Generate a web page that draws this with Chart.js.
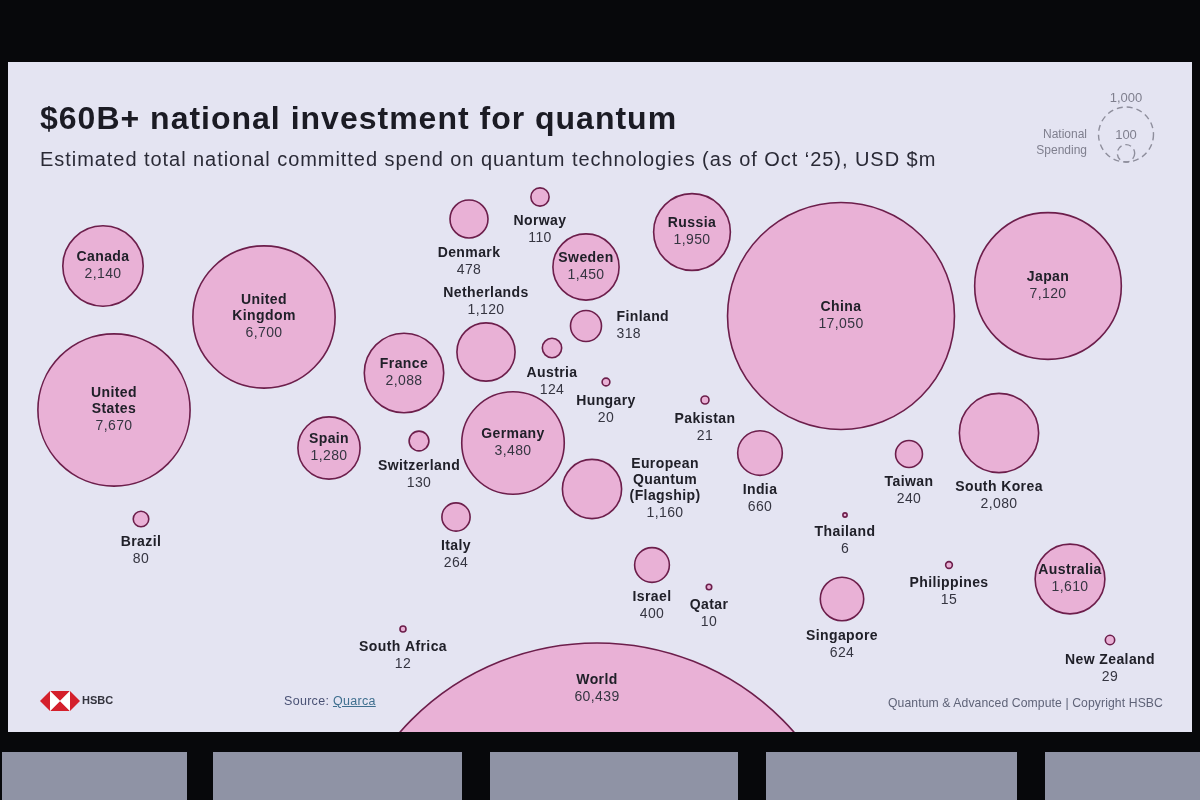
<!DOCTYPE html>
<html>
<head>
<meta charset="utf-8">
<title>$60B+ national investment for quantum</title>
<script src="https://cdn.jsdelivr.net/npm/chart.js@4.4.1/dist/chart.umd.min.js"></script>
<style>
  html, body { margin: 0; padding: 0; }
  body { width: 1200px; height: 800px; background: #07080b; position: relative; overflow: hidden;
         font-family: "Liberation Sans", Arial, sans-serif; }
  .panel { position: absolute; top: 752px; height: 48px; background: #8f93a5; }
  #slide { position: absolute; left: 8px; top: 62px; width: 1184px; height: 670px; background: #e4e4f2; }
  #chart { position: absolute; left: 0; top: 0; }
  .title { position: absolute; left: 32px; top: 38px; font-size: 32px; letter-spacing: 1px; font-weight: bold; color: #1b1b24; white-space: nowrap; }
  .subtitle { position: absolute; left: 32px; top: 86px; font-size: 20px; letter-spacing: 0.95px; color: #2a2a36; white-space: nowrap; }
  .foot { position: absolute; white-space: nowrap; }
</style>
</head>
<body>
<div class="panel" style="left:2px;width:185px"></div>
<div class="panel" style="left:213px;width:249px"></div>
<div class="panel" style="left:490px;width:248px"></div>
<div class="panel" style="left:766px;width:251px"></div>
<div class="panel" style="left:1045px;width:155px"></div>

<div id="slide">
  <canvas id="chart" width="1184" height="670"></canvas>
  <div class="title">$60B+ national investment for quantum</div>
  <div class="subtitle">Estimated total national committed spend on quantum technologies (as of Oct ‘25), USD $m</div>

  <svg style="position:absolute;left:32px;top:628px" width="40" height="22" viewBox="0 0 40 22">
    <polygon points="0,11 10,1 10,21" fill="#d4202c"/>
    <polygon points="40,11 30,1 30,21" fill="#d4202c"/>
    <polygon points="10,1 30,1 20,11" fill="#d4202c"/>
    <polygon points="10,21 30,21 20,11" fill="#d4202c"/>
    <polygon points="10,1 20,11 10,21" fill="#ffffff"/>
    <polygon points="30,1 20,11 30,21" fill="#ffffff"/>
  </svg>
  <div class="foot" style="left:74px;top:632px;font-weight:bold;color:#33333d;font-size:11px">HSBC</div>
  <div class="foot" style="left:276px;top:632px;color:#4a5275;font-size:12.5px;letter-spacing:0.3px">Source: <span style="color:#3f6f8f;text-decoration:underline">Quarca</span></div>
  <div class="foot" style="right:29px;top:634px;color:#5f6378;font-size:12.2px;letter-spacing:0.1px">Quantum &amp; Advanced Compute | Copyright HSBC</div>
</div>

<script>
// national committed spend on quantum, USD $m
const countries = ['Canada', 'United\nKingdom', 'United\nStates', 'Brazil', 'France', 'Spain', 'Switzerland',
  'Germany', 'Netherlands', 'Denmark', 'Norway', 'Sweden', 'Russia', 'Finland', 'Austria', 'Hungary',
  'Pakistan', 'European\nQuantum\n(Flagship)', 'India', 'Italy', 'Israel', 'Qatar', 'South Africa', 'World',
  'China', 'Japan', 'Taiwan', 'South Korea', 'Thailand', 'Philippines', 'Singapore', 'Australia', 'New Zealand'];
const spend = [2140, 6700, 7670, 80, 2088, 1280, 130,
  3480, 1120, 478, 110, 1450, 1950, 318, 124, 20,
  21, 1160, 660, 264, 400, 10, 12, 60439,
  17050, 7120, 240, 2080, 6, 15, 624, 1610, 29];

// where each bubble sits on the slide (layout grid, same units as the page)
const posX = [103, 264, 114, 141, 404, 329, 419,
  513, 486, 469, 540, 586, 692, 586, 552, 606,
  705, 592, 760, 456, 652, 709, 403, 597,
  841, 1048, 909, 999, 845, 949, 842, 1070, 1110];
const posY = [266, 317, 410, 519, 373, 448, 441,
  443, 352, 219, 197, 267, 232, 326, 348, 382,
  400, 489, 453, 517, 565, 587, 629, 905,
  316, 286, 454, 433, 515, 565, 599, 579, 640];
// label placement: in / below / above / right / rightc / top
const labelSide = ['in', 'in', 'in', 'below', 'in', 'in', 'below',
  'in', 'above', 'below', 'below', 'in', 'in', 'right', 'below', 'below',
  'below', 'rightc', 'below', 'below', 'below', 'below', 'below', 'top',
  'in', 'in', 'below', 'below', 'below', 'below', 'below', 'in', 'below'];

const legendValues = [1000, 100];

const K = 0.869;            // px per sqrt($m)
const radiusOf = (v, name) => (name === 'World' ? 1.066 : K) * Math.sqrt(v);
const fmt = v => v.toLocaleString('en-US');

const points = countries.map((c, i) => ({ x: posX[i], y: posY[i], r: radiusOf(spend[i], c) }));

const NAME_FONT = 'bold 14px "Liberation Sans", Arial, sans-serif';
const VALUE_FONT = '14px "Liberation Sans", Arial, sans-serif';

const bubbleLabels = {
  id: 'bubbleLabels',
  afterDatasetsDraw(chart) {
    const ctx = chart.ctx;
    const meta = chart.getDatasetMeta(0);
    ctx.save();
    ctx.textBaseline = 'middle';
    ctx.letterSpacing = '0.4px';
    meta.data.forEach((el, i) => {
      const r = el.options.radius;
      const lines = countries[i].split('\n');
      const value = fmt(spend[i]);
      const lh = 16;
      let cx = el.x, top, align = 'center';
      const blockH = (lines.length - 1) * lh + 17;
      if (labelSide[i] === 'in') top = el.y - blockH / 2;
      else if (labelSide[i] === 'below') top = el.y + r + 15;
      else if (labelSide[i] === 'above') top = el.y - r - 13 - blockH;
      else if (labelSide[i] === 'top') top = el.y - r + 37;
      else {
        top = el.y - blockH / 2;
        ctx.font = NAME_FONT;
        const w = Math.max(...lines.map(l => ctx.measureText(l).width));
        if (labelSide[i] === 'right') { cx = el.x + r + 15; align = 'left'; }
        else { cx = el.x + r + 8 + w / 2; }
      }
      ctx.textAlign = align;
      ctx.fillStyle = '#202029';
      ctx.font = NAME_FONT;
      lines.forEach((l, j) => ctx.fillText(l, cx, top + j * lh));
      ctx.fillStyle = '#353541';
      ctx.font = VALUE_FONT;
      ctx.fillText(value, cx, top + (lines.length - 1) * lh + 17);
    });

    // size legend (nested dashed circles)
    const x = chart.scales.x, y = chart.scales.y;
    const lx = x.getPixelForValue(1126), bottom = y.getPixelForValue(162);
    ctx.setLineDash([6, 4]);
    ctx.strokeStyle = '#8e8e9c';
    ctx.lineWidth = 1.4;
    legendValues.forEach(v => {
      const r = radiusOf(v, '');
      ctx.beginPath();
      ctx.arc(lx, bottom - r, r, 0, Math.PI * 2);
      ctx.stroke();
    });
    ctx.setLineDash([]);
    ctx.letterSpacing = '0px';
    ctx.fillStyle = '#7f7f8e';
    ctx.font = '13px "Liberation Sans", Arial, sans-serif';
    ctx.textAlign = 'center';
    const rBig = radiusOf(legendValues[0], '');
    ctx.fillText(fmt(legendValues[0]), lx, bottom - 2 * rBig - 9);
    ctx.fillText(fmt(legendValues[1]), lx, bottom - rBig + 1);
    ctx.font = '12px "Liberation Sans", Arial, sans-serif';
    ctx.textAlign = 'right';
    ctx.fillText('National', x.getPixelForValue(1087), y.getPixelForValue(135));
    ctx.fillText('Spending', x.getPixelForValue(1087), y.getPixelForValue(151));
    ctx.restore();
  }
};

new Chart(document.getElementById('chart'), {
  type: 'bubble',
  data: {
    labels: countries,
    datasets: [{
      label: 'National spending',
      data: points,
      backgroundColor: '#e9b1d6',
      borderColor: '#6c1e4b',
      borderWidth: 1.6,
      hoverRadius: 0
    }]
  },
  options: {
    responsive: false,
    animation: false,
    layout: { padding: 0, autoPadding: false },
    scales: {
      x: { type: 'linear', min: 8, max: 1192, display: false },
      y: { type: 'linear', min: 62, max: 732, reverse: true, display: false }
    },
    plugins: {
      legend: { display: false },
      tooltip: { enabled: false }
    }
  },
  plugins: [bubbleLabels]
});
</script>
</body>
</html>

—————

All lines above containing the string "page" are to be collected.

Written answer:
Generate a web page that draws this with Chart.js.
// where each bubble sits on the slide (layout grid, same units as the page)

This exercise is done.